Pemerintahan Presiden Donald Trump secara resmi membatalkan dana hibah dan kontrak senilai US$400 juta (sekitar Rp 6,5 triliun) yang dialokasikan untuk Universitas Columbia. Keputusan kontroversial ini diumumkan secara bersamaan oleh Departemen Kehakiman, Departemen Pendidikan, dan Departemen Kesehatan dan Layanan Kemanusiaan Amerika Serikat pada Jumat, 7 Maret 2025, dan telah menimbulkan gelombang reaksi beragam dari berbagai kalangan. Alasan resmi yang disampaikan pemerintah adalah kegagalan Universitas Columbia dalam mengatasi dugaan penyebaran antisemitisme di kampus, yang dikaitkan dengan aksi protes pro-Palestina yang dilakukan oleh mahasiswa pada tahun sebelumnya.

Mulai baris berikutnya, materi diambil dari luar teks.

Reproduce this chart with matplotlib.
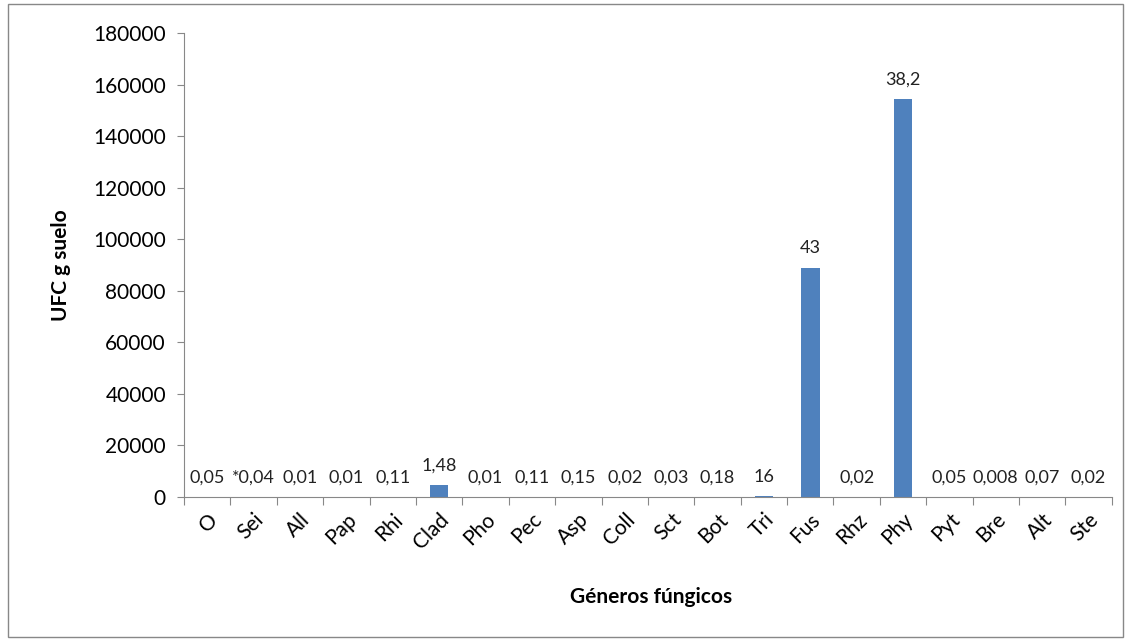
import numpy as np
import matplotlib.pyplot as plt
from matplotlib.patches import Rectangle

plt.rcParams['font.family'] = ['Lato', 'DejaVu Sans']

generos = ['O', 'Sei', 'All', 'Pap', 'Rhi', 'Clad', 'Pho', 'Pec', 'Asp', 'Coll',
           'Sct', 'Bot', 'Tri', 'Fus', 'Rhz', 'Phy', 'Pyt', 'Bre', 'Alt', 'Ste']
ufc = [60, 50, 30, 30, 150, 4600, 30, 100, 180, 40,
       50, 100, 250, 89000, 40, 154500, 60, 20, 80, 40]
etiquetas = ['0,05', '*0,04', '0,01', '0,01', '0,11', '1,48', '0,01', '0,11', '0,15', '0,02',
             '0,03', '0,18', '16', '43', '0,02', '38,2', '0,05', '0,008', '0,07', '0,02']

fig = plt.figure(figsize=(11.31, 6.41), dpi=100)
ax = fig.add_axes([0.1627, 0.2247, 0.8203, 0.7238])

x = np.arange(len(generos))
ax.bar(x, ufc, width=0.4, color='#4F81BD')

for xi, v, t in zip(x, ufc, etiquetas):
    ax.annotate(t, (xi, v), xytext=(0, 8), textcoords='offset points',
                ha='center', va='bottom', fontsize=13, color='#222222')

ax.set_xlim(-0.5, len(generos) - 0.5)
ax.set_ylim(0, 180000)
ax.set_yticks(np.arange(0, 180001, 20000))
ax.tick_params(axis='y', labelsize=15, length=5, color='#888888', pad=8)

ax.set_xticks(np.arange(-0.5, len(generos), 1))
ax.set_xticklabels([])
ax.tick_params(axis='x', which='major', length=6, color='#888888', direction='out')
ax.set_xticks(x, minor=True)
ax.set_xticklabels(generos, minor=True, rotation=45, ha='right', rotation_mode='anchor', fontsize=15)
ax.tick_params(axis='x', which='minor', length=0, pad=9)

for s in ['top', 'right']:
    ax.spines[s].set_visible(False)
for s in ['left', 'bottom']:
    ax.spines[s].set_color('#888888')

ax.set_ylabel('UFC g suelo', fontsize=15, fontweight='bold', labelpad=16)
fig.text(0.5757, 0.068, 'Géneros fúngicos', ha='center', va='center', fontsize=15, fontweight='bold')

fig.patches.append(Rectangle((0.007, 0.006), 0.986, 0.988, transform=fig.transFigure,
                             fill=False, edgecolor='#888888', linewidth=1))

fig.savefig('out.png', dpi=100)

Meskipun pengumuman tersebut tidak merinci secara spesifik hibah dan kontrak mana yang dibatalkan, keputusan ini diambil menyusul serangkaian demonstrasi mahasiswa yang menentang konflik Israel-Hamas di Jalur Gaza. Aksi-aksi ini, yang meliputi unjuk rasa dan pendirian kamp protes di berbagai kampus Amerika Serikat, menyerukan penghentian investasi universitas pada perusahaan yang dianggap mendukung serangan Israel dan pendudukan wilayah Palestina. Pemerintah Trump, dan sejumlah pihak dari berbagai spektrum politik, menuduh para demonstran pro-Palestina menyebarkan antisemitisme, menimbulkan desakan untuk tindakan tegas terhadap mahasiswa dan universitas yang terlibat.

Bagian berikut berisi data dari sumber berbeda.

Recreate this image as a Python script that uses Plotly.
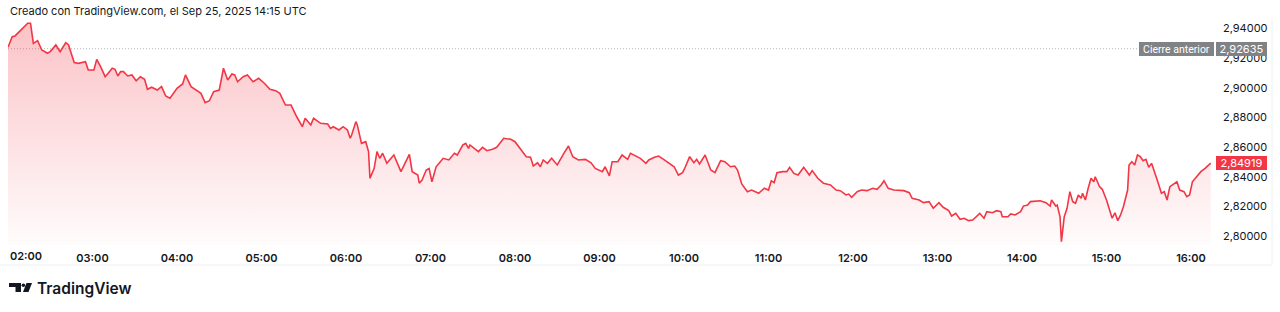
import plotly.graph_objects as go

DATE = "2025-09-25"

times = [
    "02:00", "02:03", "02:05", "02:08", "02:11", "02:14", "02:16", "02:18", "02:21", "02:24",
    "02:28", "02:30", "02:34", "02:37", "02:41", "02:43", "02:47", "02:50", "02:55", "02:57",
    "03:01", "03:03", "03:06", "03:09", "03:12", "03:14", "03:16", "03:18", "03:20", "03:22",
    "03:25", "03:28", "03:31", "03:34", "03:37", "03:39", "03:42", "03:46", "03:49", "03:52",
    "03:55", "04:00", "04:04", "04:06", "04:10", "04:13", "04:17", "04:20", "04:23", "04:26",
    "04:30", "04:33", "04:36", "04:39", "04:41", "04:43", "04:47", "04:50", "04:54", "04:58",
    "05:02", "05:06", "05:10", "05:13", "05:17", "05:21", "05:25", "05:29", "05:31", "05:35",
    "05:37", "05:42",
    "05:47", "05:49", "05:51", "05:55", "05:58", "06:01", "06:03", "06:04", "06:07", "06:08",
    "06:11", "06:14", "06:16", "06:17", "06:20", "06:22", "06:24", "06:26", "06:29", "06:32",
    "06:34", "06:39", "06:42", "06:45", "06:47", "06:51", "06:52", "06:54", "06:57", "06:59",
    "07:01", "07:04", "07:07", "07:09", "07:13", "07:17", "07:19", "07:23", "07:25", "07:27",
    "07:28", "07:32", "07:34", "07:37", "07:40", "07:44", "07:47", "07:52", "07:57", "08:00",
    "08:04", "08:08", "08:11", "08:13", "08:16", "08:18", "08:20", "08:23", "08:26", "08:30",
    "08:35", "08:38", "08:41", "08:45", "08:50", "08:54", "08:57", "09:02", "09:04", "09:07",
    "09:09", "09:13", "09:16", "09:20", "09:22", "09:26", "09:29",
    "09:33", "09:35", "09:39", "09:42", "09:46", "09:50", "09:53", "09:56", "09:59", "10:01",
    "10:04", "10:07", "10:09", "10:11", "10:15", "10:19", "10:22", "10:26", "10:29", "10:33",
    "10:36", "10:38", "10:41", "10:45", "10:48", "10:53", "10:57", "11:00", "11:02", "11:04",
    "11:06", "11:10", "11:13", "11:15", "11:18", "11:21", "11:25", "11:29", "11:31", "11:35",
    "11:39", "11:44", "11:48", "11:51", "11:55", "11:57", "11:59", "12:03", "12:06", "12:10",
    "12:14", "12:17", "12:20", "12:22", "12:25", "12:29", "12:33", "12:36", "12:40", "12:42",
    "12:47", "12:50", "12:54", "12:57", "13:01", "13:04", "13:08", "13:10", "13:13", "13:16",
    "13:19", "13:22", "13:25", "13:27", "13:30", "13:33", "13:35", "13:39", "13:42", "13:45",
    "13:46", "13:50", "13:52", "13:55", "13:59", "14:01", "14:04", "14:06", "14:10", "14:13",
    "14:17", "14:20", "14:21", "14:24", "14:25", "14:27", "14:28", "14:30", "14:32", "14:34",
    "14:36", "14:38", "14:40", "14:42", "14:43", "14:45", "14:47", "14:49", "14:51", "14:52",
    "14:55", "14:57", "15:00", "15:02", "15:04", "15:06", "15:08", "15:10", "15:12", "15:15",
    "15:16", "15:18", "15:20", "15:22", "15:24", "15:26", "15:28", "15:30", "15:32", "15:36",
    "15:39", "15:41", "15:43", "15:45", "15:48", "15:50", "15:52", "15:55", "15:57", "15:59",
    "16:01", "16:03", "16:07", "16:10", "16:13", "16:14",
]

prices = [
    2.9273, 2.9345, 2.9350, 2.9378, 2.9401, 2.9435, 2.9435, 2.9300, 2.9318, 2.9255,
    2.9233, 2.9244, 2.9289, 2.9244, 2.9304, 2.9289, 2.9170, 2.9165, 2.9176, 2.9120,
    2.9120, 2.9192, 2.9138, 2.9075, 2.9109, 2.9132, 2.9125, 2.9080, 2.9109, 2.9109,
    2.9080, 2.9087, 2.9048, 2.9075, 2.9058, 2.8990, 2.9004, 2.8985, 2.9008, 2.8945,
    2.8930, 2.8997, 2.9026, 2.9087, 2.9008, 2.8990, 2.8963, 2.8900, 2.8913, 2.8974,
    2.8985, 2.9132, 2.9053, 2.9093, 2.9087, 2.9041, 2.9075, 2.9087, 2.9041, 2.9064,
    2.9031, 2.8990, 2.8981, 2.8963, 2.8884, 2.8884, 2.8805, 2.8738, 2.8795, 2.8750,
    2.8795, 2.8761,
    2.8756, 2.8727, 2.8738, 2.8716, 2.8738, 2.8716, 2.8660, 2.8682, 2.8772, 2.8750,
    2.8626, 2.8637, 2.8570, 2.8390, 2.8457, 2.8570, 2.8525, 2.8559, 2.8491, 2.8525,
    2.8547, 2.8435, 2.8491, 2.8552, 2.8435, 2.8412, 2.8357, 2.8379, 2.8446, 2.8457,
    2.8367, 2.8468, 2.8502, 2.8525, 2.8514, 2.8559, 2.8547, 2.8615, 2.8626, 2.8592,
    2.8615, 2.8586, 2.8570, 2.8599, 2.8576, 2.8586, 2.8599, 2.8660, 2.8653, 2.8637,
    2.8586, 2.8536, 2.8532, 2.8473, 2.8495, 2.8468, 2.8514, 2.8491, 2.8525, 2.8480,
    2.8563, 2.8608, 2.8536, 2.8514, 2.8518, 2.8495, 2.8457, 2.8435, 2.8468, 2.8406,
    2.8502, 2.8502, 2.8547, 2.8518, 2.8559, 2.8540, 2.8525,
    2.8491, 2.8514, 2.8532, 2.8540, 2.8514, 2.8491, 2.8468, 2.8412, 2.8428, 2.8468,
    2.8536, 2.8495, 2.8518, 2.8487, 2.8547, 2.8446, 2.8428, 2.8509, 2.8502, 2.8468,
    2.8473, 2.8446, 2.8352, 2.8300, 2.8311, 2.8289, 2.8323, 2.8311, 2.8374, 2.8360,
    2.8428, 2.8435, 2.8435, 2.8464, 2.8423, 2.8412, 2.8464, 2.8412, 2.8442, 2.8390,
    2.8357, 2.8345, 2.8311, 2.8307, 2.8278, 2.8284, 2.8262, 2.8300, 2.8311, 2.8307,
    2.8323, 2.8316, 2.8345, 2.8374, 2.8323, 2.8311, 2.8307, 2.8307, 2.8293, 2.8255,
    2.8244, 2.8226, 2.8233, 2.8188, 2.8226, 2.8195, 2.8172, 2.8136, 2.8154, 2.8114,
    2.8121, 2.8105, 2.8109, 2.8127, 2.8154, 2.8121, 2.8165, 2.8158, 2.8172, 2.8165,
    2.8131, 2.8131, 2.8150, 2.8143, 2.8165, 2.8203, 2.8210, 2.8233, 2.8239, 2.8239,
    2.8226, 2.8203, 2.8244, 2.8203, 2.8210, 2.8131, 2.7963, 2.8131, 2.8188, 2.8300,
    2.8233, 2.8222, 2.8278, 2.8255, 2.8289, 2.8244, 2.8323, 2.8390, 2.8367, 2.8401,
    2.8334, 2.8316, 2.8244, 2.8188, 2.8121, 2.8158, 2.8105, 2.8143, 2.8199, 2.8311,
    2.8480, 2.8502, 2.8480, 2.8547, 2.8536, 2.8509, 2.8518, 2.8464, 2.8491, 2.8379,
    2.8289, 2.8300, 2.8244, 2.8334, 2.8357, 2.8367, 2.8311, 2.8300, 2.8267, 2.8278,
    2.8367, 2.8390, 2.8435, 2.8457, 2.8480, 2.84919,
]

assert len(times) == len(prices)

hour_labels = ["02:00", "03:00", "04:00", "05:00", "06:00", "07:00", "08:00", "09:00",
               "10:00", "11:00", "12:00", "13:00", "14:00", "15:00", "16:00"]
price_ticks = [2.80, 2.82, 2.84, 2.86, 2.88, 2.90, 2.92, 2.94]
prev_close = 2.92635
last_price = prices[-1]
header_text = "Creado con TradingView.com, el Sep 25, 2025 14:15 UTC"
logo_text = "TradingView"
prev_close_text = "Cierre anterior"

RED = "#f23645"
GRAY = "#808285"
TXT = "#131722"
FONT = "Inter, Roboto, sans-serif"
LABEL_FONT = "Roboto, Inter, sans-serif"

W, H = 1280, 312
L, R, T, B = 8, 66, 18, 67
PW, PH = W - L - R, H - T - B


def px_x(x):
    return (x - L) / PW


def px_y(y):
    return (H - B - y) / PH


x_vals = [f"{DATE} {t}" for t in times]

fig = go.Figure()
fig.add_trace(go.Scatter(
    x=x_vals, y=prices, mode="lines",
    line=dict(color=RED, width=1.6),
    fill="tozeroy",
    fillgradient=dict(
        type="vertical",
        start=2.794, stop=2.944,
        colorscale=[[0, "rgba(242,54,69,0.015)"], [1, "rgba(242,54,69,0.30)"]],
    ),
    hoverinfo="skip",
    showlegend=False,
))

shapes = [
    # previous close dotted line
    dict(type="line", xref="paper", yref="y", x0=0, x1=1, y0=prev_close, y1=prev_close,
         line=dict(color="#b2b5be", width=1, dash="1px,2px"), layer="below"),
    # faint frame
    dict(type="line", xref="paper", yref="paper", x0=px_x(0), x1=px_x(1272),
         y0=px_y(265), y1=px_y(265), line=dict(color="#eef0f3", width=1)),
    dict(type="line", xref="paper", yref="paper", x0=px_x(1272), x1=px_x(1272),
         y0=px_y(19), y1=px_y(265), line=dict(color="#eef0f3", width=1)),
    # logo
    dict(type="rect", xref="paper", yref="paper", x0=px_x(9), x1=px_x(21),
         y0=px_y(287), y1=px_y(283), fillcolor="#131722", line_width=0),
    dict(type="rect", xref="paper", yref="paper", x0=px_x(15.5), x1=px_x(21),
         y0=px_y(292), y1=px_y(283), fillcolor="#131722", line_width=0),
    dict(type="circle", xref="paper", yref="paper", x0=px_x(21.6), x1=px_x(25.2),
         y0=px_y(287), y1=px_y(283.4), fillcolor="#131722", line_width=0),
    dict(type="path", xref="paper", yref="paper",
         path=(f"M {px_x(26.5)},{px_y(283)} L {px_x(32)},{px_y(283)} "
               f"L {px_x(28.5)},{px_y(292)} L {px_x(23)},{px_y(292)} Z"),
         fillcolor="#131722", line_width=0),
]

annotations = [
    dict(text=header_text, xref="paper", yref="paper", x=px_x(8), y=px_y(11),
         xanchor="left", yanchor="middle", showarrow=False,
         font=dict(family=FONT, size=11, color=TXT)),
    dict(text=logo_text, xref="paper", yref="paper", x=px_x(35), y=px_y(288.5),
         xanchor="left", yanchor="middle", showarrow=False,
         font=dict(family=FONT, size=15.5, color="#131722", weight=600)),
    dict(text=hour_labels[0], xref="x", yref="paper", x=f"{DATE} {hour_labels[0]}",
         y=px_y(255.5), xanchor="left", yanchor="middle", showarrow=False,
         font=dict(family=FONT, size=11, color=TXT, weight=600)),
    dict(text=prev_close_text, xref="paper", yref="y", x=1, y=prev_close,
         xanchor="right", yanchor="middle", xshift=-0.5, showarrow=False,
         width=75, height=14, bgcolor=GRAY, borderpad=0, borderwidth=0,
         font=dict(family=LABEL_FONT, size=10.5, color="white")),
    dict(text=f"{prev_close:.5f}".replace(".", ","), xref="paper", yref="y", x=1,
         y=prev_close, xanchor="left", yanchor="middle", xshift=2, showarrow=False,
         width=51, height=14, bgcolor=GRAY, borderpad=0, borderwidth=0,
         font=dict(family=FONT, size=11, color="white")),
    dict(text=f"{last_price:.5f}".replace(".", ","), xref="paper", yref="y", x=1,
         y=last_price, xanchor="left", yanchor="middle", xshift=2, showarrow=False,
         width=51, height=14, bgcolor=RED, borderpad=0, borderwidth=0,
         font=dict(family=FONT, size=11, color="white")),
]

fig.update_layout(
    width=W, height=H, autosize=False,
    margin=dict(l=L, r=R, t=T, b=B, pad=0),
    paper_bgcolor="white", plot_bgcolor="white",
    separators=",.",
    font=dict(family=FONT, size=11, color=TXT),
    shapes=shapes, annotations=annotations,
    xaxis=dict(
        type="date",
        range=[f"{DATE} 02:00", f"{DATE} 16:16:20"],
        tickvals=[f"{DATE} {h}" for h in hour_labels[1:]],
        ticktext=hour_labels[1:],
        showgrid=False, zeroline=False, showline=False, ticks="",
        ticklabelstandoff=5,
        tickfont=dict(family=FONT, size=11, color=TXT, weight=600),
        fixedrange=True,
    ),
    yaxis=dict(
        side="right",
        range=[2.79406, 2.94707],
        tickvals=price_ticks,
        tickformat=".5f",
        showgrid=False, zeroline=False, showline=False, ticks="",
        ticklabelstandoff=8,
        tickfont=dict(family=FONT, size=11, color=TXT),
        fixedrange=True,
    ),
    hovermode=False,
)

fig.write_html("out.html", config={"displayModeBar": False})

Tanggapan Universitas Columbia terhadap keputusan ini disampaikan oleh juru bicara Samantha Slater. Dalam pernyataannya, Slater menegaskan komitmen universitas untuk bekerja sama dengan pemerintah federal guna mengembalikan pendanaan dan menekankan keseriusan universitas dalam menangani masalah antisemitisme serta memastikan keselamatan dan kesejahteraan seluruh civitas akademika. Universitas telah membentuk komite disiplin baru dan meningkatkan penyelidikan internal terhadap mahasiswa yang dianggap kritis terhadap Israel, langkah yang tampaknya belum cukup memuaskan pemerintah Trump.

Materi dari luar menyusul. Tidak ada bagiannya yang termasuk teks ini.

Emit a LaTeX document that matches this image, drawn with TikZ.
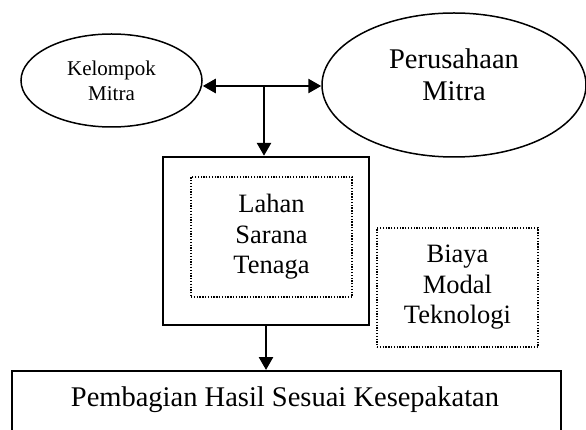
\documentclass[tikz,border=0pt]{standalone}
\usepackage{fontspec}
\setmainfont{Liberation Serif}
\usetikzlibrary{shapes.geometric,arrows.meta}
\begin{document}
\begin{tikzpicture}[x=1pt,y=-1pt,
  ell/.style={draw, ellipse, line width=1.5pt, inner sep=0pt},
  solidbox/.style={draw, rectangle, inner sep=0pt},
  dotbox/.style={draw, rectangle, line width=1.3pt, dash pattern=on 1.3pt off 1.5pt, inner sep=0pt, align=center,
    font=\fontsize{26.5}{30.5}\selectfont},
  tip/.tip={Triangle[length=13pt,width=14pt]},
  conn/.style={line width=2.6pt, -tip},
  conn2/.style={line width=2.6pt, tip-tip}
]
\useasboundingbox (0,0) rectangle (586,430);
\clip (0,0) rectangle (586,430);

% ellipses
\node[ell, minimum width=181pt, minimum height=93pt, align=center,
      font=\fontsize{21}{25}\selectfont] (kel) at (111.5,80.5) {Kelompok\\Mitra};
\node[ell, minimum width=264pt, minimum height=144pt] (per) at (454,85) {};
\node[align=center, inner sep=0pt, font=\fontsize{28.5}{32}\selectfont] (pertxt) at (454,74.5) {Perusahaan\\Mitra};

% central boxes
\node[solidbox, line width=2.4pt, minimum width=206pt, minimum height=168pt] (outer) at (266,241) {};
\node[dotbox, minimum width=161pt, minimum height=120pt] (lahan) at (271.5,237) {Lahan\\Sarana\\Tenaga};
\node[dotbox, minimum width=161pt, minimum height=119pt] (biaya) at (457.5,287.5) {Biaya\\Modal\\Teknologi};

% bottom box (open at the bottom edge of the picture)
\node[solidbox, line width=2pt, minimum width=549pt, minimum height=100pt, anchor=north] (bot) at (286.5,370) {};
\node[anchor=base, inner sep=0pt, font=\fontsize{28.5}{32}\selectfont] (bottxt) at (285,406) {Pembagian Hasil Sesuai Kesepakatan};

% connectors
\coordinate (j) at (264,86);
\draw[conn2] (j -| kel.east) -- (j -| per.west);
\draw[conn] (j) -- (j |- outer.north);
\draw[conn] (outer.south) -- (outer.south |- bot.north);
\end{tikzpicture}
\end{document}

Namun, keputusan ini menuai kritik tajam dari berbagai pihak. Banyak yang menilai langkah pemerintah Trump sebagai bentuk penindakan keras terhadap kebebasan berekspresi di kampus. Bahkan, beberapa kelompok pro-Israel pun turut mengecam kebijakan ini. J Street, sebuah kelompok advokasi pro-Israel, menyatakan kepada Reuters bahwa pemotongan dana justru akan menghambat upaya nyata dalam mengatasi antisemitisme di Universitas Columbia. Pernyataan ini menyoroti dilema yang kompleks yang dihadapi universitas dalam menyeimbangkan kebebasan berbicara dan tanggung jawab dalam mencegah ujaran kebencian di lingkungan kampus.

Menteri Pendidikan AS Linda McMahon dalam pernyataannya menekankan bahwa universitas wajib mematuhi seluruh undang-undang antidiskriminasi federal untuk menerima pendanaan federal. Pernyataan ini menggarisbawahi pentingnya kepatuhan terhadap hukum dan peraturan pemerintah dalam pengelolaan universitas yang menerima dana publik. Namun, pernyataan tersebut juga memicu debat lebih lanjut tentang definisi antisemitisme dan bagaimana hal tersebut diukur serta ditangani dalam konteks kebebasan akademik dan kebebasan berekspresi.

Debat ini, yang melibatkan berbagai pihak dari berbagai perspektif politik dan ideologi, menunjukkan betapa sensitif dan kompleksnya isu ini, yang membentang jauh melampaui sekadar pemotongan dana. Ia menyentuh inti dari kebebasan akademik, kebebasan berbicara, dan peran pemerintah dalam regulasi universitas, sekaligus menyoroti tantangan dalam menangani isu-isu sensitif seperti konflik Israel-Palestina dan antisemitisme di lingkungan kampus.